The goal of CYCLOPS is twofold: developing and optimizing a novel reductive depolymerization process based on heterogenous catalysis, and secondly, selectively depolymerizing waste mixtures of heteropolymers, viz. oxygenated polymers (polyethers, PEs and PCs) into high added value polyols. In this project our team evaluates the techno-economic feasibility and CO2 impact of the full value chain with the aim to set specific research targets for follow-up projects.

Finished projects

CCU & power-to-X


To reduce its greenhouse gas emissions, the steel sector is exploring the use of syngas fermentation, with pilot projects being rolled out at the ArcelorMittal plant in Gent. The CAPRA project will investigate whether the syngas broth obtained after fermentation could be used to manufacture higher value compounds via biological upgrading. Based on the pilot level performance of this new technology, VITO will make an assessment of the production cost of the targeted compounds, compare this with current market prices, and formulate suggestions for actions that might help to further lower the cost.

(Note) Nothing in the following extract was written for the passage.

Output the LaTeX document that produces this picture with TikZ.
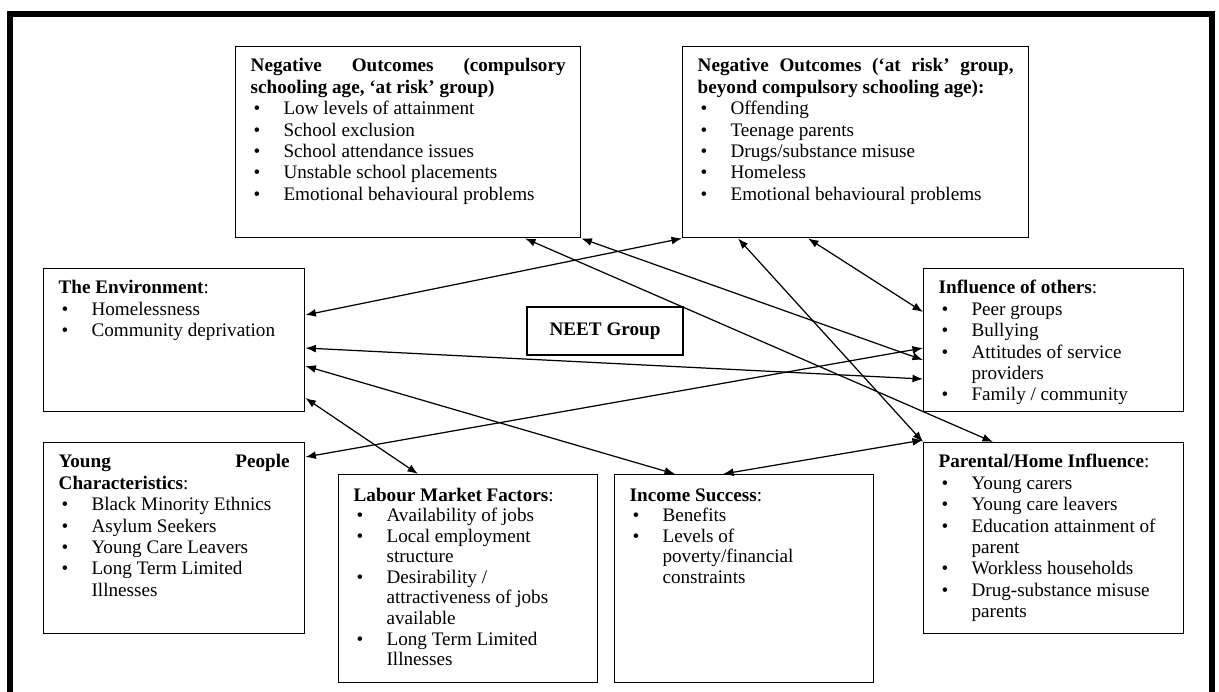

LOTER.CO2M aims to develop advanced, low-cost electro-catalysts and membranes for the direct electrochemical reduction of CO2 to methanol by low temperature CO2-H2O co-electrolysis. The materials will be developed using sustainable, non-toxic and non-critical raw materials. They will be scaled-up, integrated into a gas phase electrochemical reactor, and the process validated for technical and economic feasibility under industrially relevant conditions. The produced methanol can be used as a chemical feedstock or for effective chemical storage of renewable energy. The TEA will be performed to identify the economic feasibility of the process and to provide specific guidance for further technology development after TRL5.


WOW! - Wider business Opportunities for raw materials from Waste water

WOW! project aims at transitioning the waste water treatment into a circular economy by valorizing the carbon-based elements from sewage into bio-based products. This project with international consortium of countries from north-west Europe explore the opportunities to develop value chains for raw materials from sewage such as cellulose, PHA and lipids. VITO is in charge of assessing technical and economic feasibility of these three value chains. VITO will specifically estimate the production cost of the end products and provide key insights into the areas that can be improved for further cost reduction and commercialization.

Download the report Techno-economic assessment of producing biodiesel from sewage

Download the report Techno-economic assessment of producing bioplastics from sewage


Grassification project aims at valorizing the roadside grass clippings as a raw material for the bio-based products. The project is in collaboration with 13 partners from Belgium, the Netherlands and the UK. VITO is responsible for the techno-economic feasibility assessment of three value chains converting the grass into heat and electricity via biogas production either (1) in landfills or (2) in a digester while utilizing the digestate in land applications, or (3) converting it into high quality fibers to be used for the production of building panels and other bio-composite materials.

NIBCON – Novel integrated biorefinery concepts for a carbon neutral bio-economy

The NIBCON project aims to identify and convert fibrous biobased materials, like lignin, into various new building blocks through biorefinery technologies. These building blocks can then be used to replace non-renewable resources. The project is a collaboration between KU Leuven, UGent,  VITO and VUB. The techno-economic assessment (TEA) will provide insight in the economic feasibility of the biorefinery reactor, different separation techniques (Liquid-Liquid/distillation/membrane), feedstocks (wood/lignin), and the associated CAPEX and OPEX. The assessment will also allow to identify the most influential parameters on the economic feasibility for each process. To further define the optimal value chain, the results from the TEA will be used as an input for the MooV model, which in turn provides data regarding the optimal value chain configuration.


The project aims to develop energy storage systems and 7 CO2-conversion technologies.